### Exercise brief
Write out the listing, please, but only from its first line through the line containing "const highlighted = new Set([8,9]);", exactly as given and without pictures.

### Supplied information
..............................
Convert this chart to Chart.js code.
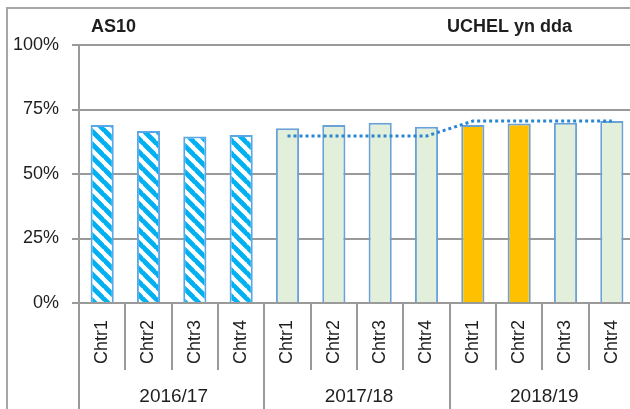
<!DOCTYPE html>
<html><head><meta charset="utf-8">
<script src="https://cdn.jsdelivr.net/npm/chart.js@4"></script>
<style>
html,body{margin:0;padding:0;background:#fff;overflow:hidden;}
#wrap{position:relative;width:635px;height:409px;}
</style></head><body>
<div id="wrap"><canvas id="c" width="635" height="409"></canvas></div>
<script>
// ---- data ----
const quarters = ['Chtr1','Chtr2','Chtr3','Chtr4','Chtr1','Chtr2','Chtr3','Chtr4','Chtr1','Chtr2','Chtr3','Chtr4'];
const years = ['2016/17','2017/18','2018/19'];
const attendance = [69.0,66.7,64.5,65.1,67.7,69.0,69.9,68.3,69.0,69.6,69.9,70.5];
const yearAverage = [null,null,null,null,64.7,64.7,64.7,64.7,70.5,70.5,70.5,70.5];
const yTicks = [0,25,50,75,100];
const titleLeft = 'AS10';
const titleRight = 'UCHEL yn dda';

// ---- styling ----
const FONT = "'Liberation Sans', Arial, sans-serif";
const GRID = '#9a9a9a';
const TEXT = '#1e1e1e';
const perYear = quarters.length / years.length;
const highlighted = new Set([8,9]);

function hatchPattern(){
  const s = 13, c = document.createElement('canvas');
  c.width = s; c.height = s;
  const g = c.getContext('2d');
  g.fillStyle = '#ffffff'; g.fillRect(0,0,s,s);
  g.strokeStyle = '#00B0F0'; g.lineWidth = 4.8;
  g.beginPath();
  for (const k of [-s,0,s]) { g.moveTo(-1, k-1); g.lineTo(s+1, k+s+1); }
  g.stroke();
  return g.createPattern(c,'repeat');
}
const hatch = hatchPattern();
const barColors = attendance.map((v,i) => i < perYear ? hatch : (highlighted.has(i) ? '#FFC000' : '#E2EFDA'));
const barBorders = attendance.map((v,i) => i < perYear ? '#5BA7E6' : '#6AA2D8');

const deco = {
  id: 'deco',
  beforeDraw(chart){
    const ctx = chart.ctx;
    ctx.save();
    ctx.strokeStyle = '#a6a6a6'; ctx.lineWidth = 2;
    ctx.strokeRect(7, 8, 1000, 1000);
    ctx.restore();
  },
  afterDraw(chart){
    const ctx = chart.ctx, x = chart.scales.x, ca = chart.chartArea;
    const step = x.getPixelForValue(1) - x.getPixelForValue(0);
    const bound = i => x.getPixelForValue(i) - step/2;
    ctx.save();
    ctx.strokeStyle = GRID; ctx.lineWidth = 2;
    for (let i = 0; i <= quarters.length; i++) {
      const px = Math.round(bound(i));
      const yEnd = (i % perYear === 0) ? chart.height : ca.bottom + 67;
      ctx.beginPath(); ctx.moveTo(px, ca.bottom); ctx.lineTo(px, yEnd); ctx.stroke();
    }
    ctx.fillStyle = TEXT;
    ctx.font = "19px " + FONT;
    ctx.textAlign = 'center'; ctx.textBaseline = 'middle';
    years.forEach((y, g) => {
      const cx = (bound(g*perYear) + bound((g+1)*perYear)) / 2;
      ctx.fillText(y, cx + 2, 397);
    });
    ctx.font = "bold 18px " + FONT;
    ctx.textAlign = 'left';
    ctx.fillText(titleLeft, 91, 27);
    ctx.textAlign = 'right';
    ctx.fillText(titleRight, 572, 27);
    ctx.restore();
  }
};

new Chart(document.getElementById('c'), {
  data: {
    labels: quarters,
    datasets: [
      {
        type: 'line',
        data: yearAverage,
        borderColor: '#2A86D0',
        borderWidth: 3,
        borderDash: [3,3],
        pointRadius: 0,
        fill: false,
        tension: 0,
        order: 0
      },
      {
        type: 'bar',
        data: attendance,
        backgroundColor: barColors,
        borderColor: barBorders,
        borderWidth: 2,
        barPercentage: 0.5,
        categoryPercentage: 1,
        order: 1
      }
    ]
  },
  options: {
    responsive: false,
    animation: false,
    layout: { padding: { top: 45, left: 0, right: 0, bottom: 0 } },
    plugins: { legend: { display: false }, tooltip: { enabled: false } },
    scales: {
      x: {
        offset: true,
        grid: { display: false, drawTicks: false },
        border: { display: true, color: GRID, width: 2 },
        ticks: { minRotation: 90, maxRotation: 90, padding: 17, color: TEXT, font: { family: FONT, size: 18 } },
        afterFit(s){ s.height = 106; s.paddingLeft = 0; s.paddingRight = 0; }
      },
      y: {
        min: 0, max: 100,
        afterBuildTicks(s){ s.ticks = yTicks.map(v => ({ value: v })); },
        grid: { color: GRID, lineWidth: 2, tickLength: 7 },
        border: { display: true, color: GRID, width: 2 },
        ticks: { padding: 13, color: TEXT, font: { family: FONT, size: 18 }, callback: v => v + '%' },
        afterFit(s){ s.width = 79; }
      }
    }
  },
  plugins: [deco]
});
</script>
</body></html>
..............................
### Result for this task
Convert this chart to Chart.js code.
<!DOCTYPE html>
<html><head><meta charset="utf-8">
<script src="https://cdn.jsdelivr.net/npm/chart.js@4"></script>
<style>
html,body{margin:0;padding:0;background:#fff;overflow:hidden;}
#wrap{position:relative;width:635px;height:409px;}
</style></head><body>
<div id="wrap"><canvas id="c" width="635" height="409"></canvas></div>
<script>
// ---- data ----
const quarters = ['Chtr1','Chtr2','Chtr3','Chtr4','Chtr1','Chtr2','Chtr3','Chtr4','Chtr1','Chtr2','Chtr3','Chtr4'];
const years = ['2016/17','2017/18','2018/19'];
const attendance = [69.0,66.7,64.5,65.1,67.7,69.0,69.9,68.3,69.0,69.6,69.9,70.5];
const yearAverage = [null,null,null,null,64.7,64.7,64.7,64.7,70.5,70.5,70.5,70.5];
const yTicks = [0,25,50,75,100];
const titleLeft = 'AS10';
const titleRight = 'UCHEL yn dda';

// ---- styling ----
const FONT = "'Liberation Sans', Arial, sans-serif";
const GRID = '#9a9a9a';
const TEXT = '#1e1e1e';
const perYear = quarters.length / years.length;
const highlighted = new Set([8,9]);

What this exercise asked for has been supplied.